Scenario C: Mixed Results - Needs Refinement ⚠️

If tests show:

  • Test 1: Sometimes uses ContextScout, sometimes doesn't (unpredictable)
  • Test 2: Uses ContextScout but takes too long (>60s)
  • Test 3: Finds correct files but also loads irrelevant ones (noisy)

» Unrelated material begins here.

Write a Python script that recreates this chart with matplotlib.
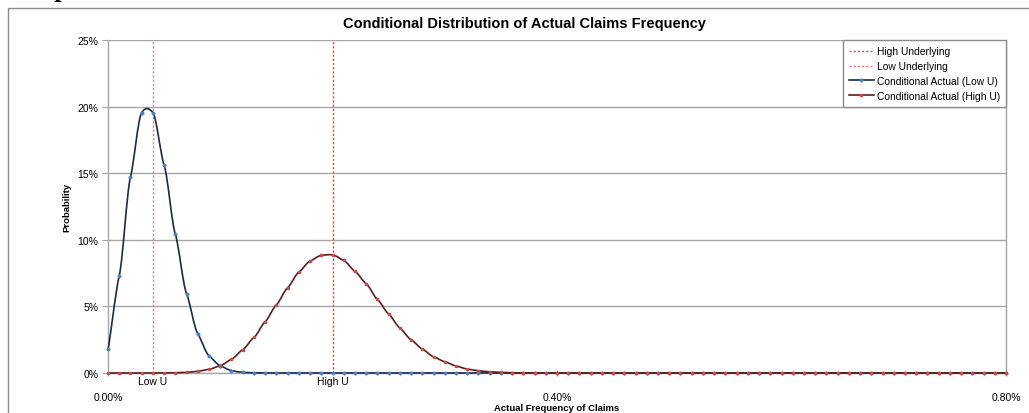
import numpy as np
import matplotlib
matplotlib.use("Agg")
import matplotlib.pyplot as plt
from matplotlib.path import Path
from matplotlib.patches import PathPatch, Rectangle
from matplotlib.lines import Line2D
from matplotlib.ticker import FuncFormatter

# ---------------- data ----------------
title = "Conditional Distribution of Actual Claims Frequency"
x_label = "Actual Frequency of Claims"
y_label = "Probability"

# actual frequency of claims (%)
freq = [0.00, 0.01, 0.02, 0.03, 0.04, 0.05, 0.06, 0.07, 0.08, 0.09,
        0.10, 0.11, 0.12, 0.13, 0.14, 0.15, 0.16, 0.17, 0.18, 0.19,
        0.20, 0.21, 0.22, 0.23, 0.24, 0.25, 0.26, 0.27, 0.28, 0.29,
        0.30, 0.31, 0.32, 0.33, 0.34, 0.35, 0.36, 0.37, 0.38, 0.39,
        0.40, 0.41, 0.42, 0.43, 0.44, 0.45, 0.46, 0.47, 0.48, 0.49,
        0.50, 0.51, 0.52, 0.53, 0.54, 0.55, 0.56, 0.57, 0.58, 0.59,
        0.60, 0.61, 0.62, 0.63, 0.64, 0.65, 0.66, 0.67, 0.68, 0.69,
        0.70, 0.71, 0.72, 0.73, 0.74, 0.75, 0.76, 0.77, 0.78, 0.79,
        0.80]

# probability (%) conditional on low underlying
prob_low = [1.8, 7.3, 14.7, 19.55, 19.55, 15.6, 10.4, 5.95, 2.95, 1.3,
            0.55, 0.18, 0.05, 0.015, 0.004, 0.001, 0, 0, 0, 0,
            0, 0, 0, 0, 0, 0, 0, 0, 0, 0,
            0, 0, 0, 0, 0, 0, 0, 0, 0, 0,
            0, 0, 0, 0, 0, 0, 0, 0, 0, 0,
            0, 0, 0, 0, 0, 0, 0, 0, 0, 0,
            0, 0, 0, 0, 0, 0, 0, 0, 0, 0,
            0, 0, 0, 0, 0, 0, 0, 0, 0, 0,
            0]

# probability (%) conditional on high underlying
prob_high = [0, 0, 0, 0, 0.002, 0.01, 0.02, 0.05, 0.13, 0.28,
             0.55, 1.03, 1.75, 2.67, 3.85, 5.12, 6.4, 7.57, 8.4, 8.83,
             8.87, 8.45, 7.63, 6.7, 5.53, 4.43, 3.38, 2.5, 1.8, 1.22,
             0.85, 0.53, 0.3, 0.17, 0.09, 0.045, 0.02, 0.01, 0.005, 0.002,
             0, 0, 0, 0, 0, 0, 0, 0, 0, 0,
             0, 0, 0, 0, 0, 0, 0, 0, 0, 0,
             0, 0, 0, 0, 0, 0, 0, 0, 0, 0,
             0, 0, 0, 0, 0, 0, 0, 0, 0, 0,
             0]

low_underlying = 0.04
high_underlying = 0.20
marker_labels = ["Low U", "High U"]
x_ticks = [0.00, 0.40, 0.80]
y_ticks = [0, 5, 10, 15, 20, 25]
legend_labels = ["High Underlying", "Low Underlying",
                 "Conditional Actual (Low U)", "Conditional Actual (High U)"]

# ---------------- style ----------------
FONT = ["Liberation Sans", "DejaVu Sans"]
plt.rcParams["font.family"] = FONT
W, H, DPI = 1029, 414, 100
fig = plt.figure(figsize=(W / DPI, H / DPI), dpi=DPI)

L, R, T, B = 108, 1006, 41, 374
ax = fig.add_axes([L / W, 1 - B / H, (R - L) / W, (B - T) / H])
ax.set_xlim(0, 0.80)
ax.set_ylim(0, 25)

grid_col = "#a6a6a6"
for s in ["left", "right", "bottom", "top"]:
    ax.spines[s].set_color(grid_col)
    ax.spines[s].set_linewidth(1.0)
ax.spines["top"].set_visible(False)
ax.set_yticks(y_ticks)
ax.yaxis.set_major_formatter(FuncFormatter(lambda v, p: f"{v:.0f}%"))
ax.set_xticks(x_ticks)
ax.xaxis.set_major_formatter(FuncFormatter(lambda v, p: f"{v:.2f}%"))
ax.grid(axis="y", color=grid_col, lw=1.0)
ax.set_axisbelow(True)
ax.tick_params(axis="y", direction="out", length=4, width=0.8, color=grid_col,
               labelsize=7.5, pad=3, labelcolor="#000000")
ax.tick_params(axis="x", direction="inout", length=5, width=0.8, color=grid_col,
               labelsize=7.5, pad=11, labelcolor="#000000")

# smoothed (Excel-like) curve drawn through the data points
def smooth_path(xs, ys, k=0.09):
    xs = np.asarray(xs, float)
    ys = np.asarray(ys, float)
    n = len(xs)
    verts = [(xs[0], ys[0])]
    codes = [Path.MOVETO]
    for i in range(n - 1):
        x0, y0 = (xs[i - 1], ys[i - 1]) if i > 0 else (xs[i], ys[i])
        x1, y1 = xs[i], ys[i]
        x2, y2 = xs[i + 1], ys[i + 1]
        x3, y3 = (xs[i + 2], ys[i + 2]) if i + 2 < n else (xs[i + 1], ys[i + 1])
        c1 = (x1 + (x2 - x0) / 6, y1 + k * (y2 - y0))
        c2 = (x2 - (x3 - x1) / 6, y2 - k * (y3 - y1))
        verts += [c1, c2, (x2, y2)]
        codes += [Path.CURVE4] * 3
    return Path(verts, codes)

low_line, low_mark = "#1b2a4a", "#4f81bd"
high_line, high_mark = "#5a1e1e", "#c0504d"
vl_high, vl_low = "#e04848", "#ec7c7c"
dots = (0, (1.6, 1.4))

# vertical reference lines
ax.plot([high_underlying, high_underlying], [0, 25], color=vl_high, lw=1.0,
        ls=dots, zorder=2)
ax.plot([low_underlying, low_underlying], [0, 25], color=vl_low, lw=1.0,
        ls=dots, zorder=2)

ms = 1.6
ax.add_patch(PathPatch(smooth_path(freq, prob_low), fill=False,
                       edgecolor=low_line, lw=1.2, zorder=3, clip_on=False))
ax.plot(freq, prob_low, ls="none", marker="D", ms=ms, color=low_mark,
        mec=low_mark, zorder=4, clip_on=False)
ax.add_patch(PathPatch(smooth_path(freq, prob_high), fill=False,
                       edgecolor=high_line, lw=1.2, zorder=5, clip_on=False))
ax.plot(freq, prob_high, ls="none", marker="s", ms=ms, color=high_mark,
        mec=high_mark, zorder=6, clip_on=False)

# labels for the underlying frequencies
for xv, lab in zip([low_underlying, high_underlying], marker_labels):
    ax.annotate(lab, (xv, 0), xytext=(0, -2.5), textcoords="offset points",
                ha="center", va="top", fontsize=7.5, color="#000000")

# legend
handles = [
    Line2D([], [], color=vl_high, lw=1.0, ls=dots),
    Line2D([], [], color=vl_low, lw=1.0, ls=dots),
    Line2D([], [], color=low_line, lw=1.2, marker="D", ms=ms,
           mfc=low_mark, mec=low_mark),
    Line2D([], [], color=high_line, lw=1.2, marker="s", ms=ms,
           mfc=high_mark, mec=high_mark),
]
leg = ax.legend(handles, legend_labels, loc="upper right",
                bbox_to_anchor=(1.0, 1.0), borderaxespad=0, fontsize=7.4,
                frameon=True, fancybox=False, handlelength=2.4,
                handletextpad=0.3, labelspacing=0.48, borderpad=0.6,
                framealpha=1)
leg.get_frame().set_edgecolor("#8c8c8c")
leg.get_frame().set_linewidth(1.0)
leg.set_zorder(10)

# titles
fig.text(524 / W, 1 - 24 / H, title, ha="center", va="center",
         fontsize=10.5, fontweight="bold")
fig.text((L + R) / 2 / W, 1 - 409 / H, x_label, ha="center", va="center",
         fontsize=6.8, fontweight="bold")
fig.text(67 / W, 1 - 207 / H, y_label, ha="center", va="center",
         rotation=90, fontsize=6.8, fontweight="bold")

# chart area frame (extends beyond the crop)
fig.add_artist(Rectangle((8 / W, -0.2), 2.0, 1.2 - 9 / H,
                         transform=fig.transFigure, fill=False,
                         edgecolor="#8c8c8c", lw=1.0))
# cut-off heading glyph at top left (only its descender is visible)
fig.text(61 / W, 1 + 2.2 / H, "p", ha="center", va="baseline",
         fontsize=15, fontweight="bold", family="DejaVu Serif")

fig.savefig("out.png", dpi=DPI)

Conclusion: ContextScout has potential but needs tuning

Action: Refine agent prompts, improve ContextScout search, add decision criteria


Decision Matrix

Test Result Interpretation Action
All 3 pass ✅ ContextScout working as designed Keep it, document best practices
Test 1 fails (uses ContextScout) ⚠️ Agents using it when they shouldn't Refine agent decision logic
Test 2 fails (no ContextScout) ⚠️ Agents not using it when they should Update agent prompts
Test 3 fails (wrong files) ❌ ContextScout search accuracy poor Improve ContextScout search logic
All 3 fail ❌ ContextScout not ready Disable or redesign

Success Metrics

ContextScout is "Worth It" if:

  1. Accuracy: Finds correct files 90%+ of the time (Test 3)
  2. Efficiency: Agents skip it for known tasks (Test 1)
  3. Discovery: Agents use it for unknown domains (Test 2)
  4. Speed: Adds <30s overhead for discovery (Test 2)
  5. Predictability: Consistent behavior across runs

ContextScout is "Not Worth It" if:

  1. Overhead: Used for simple tasks where direct loading is faster
  2. Inaccuracy: Finds wrong files >20% of the time
  3. Unpredictability: Random usage, no clear pattern
  4. Complexity: Makes workflows harder to understand
  5. Slowness: Adds >60s to task completion

Next Steps

  1. Run Phase 1 tests (these 3 tests)
  2. Analyze results using decision matrix above
  3. Decide: Is ContextScout improving workflows?
  4. If YES: Document best practices, add more tests
  5. If NO: Disable ContextScout, use direct loading only
  6. If MIXED: Refine agent prompts and ContextScout search

Related Documentation


Key Insight: ContextScout should be a discovery tool for unknown domains, NOT a replacement for direct loading of well-known context paths. These tests validate this hypothesis.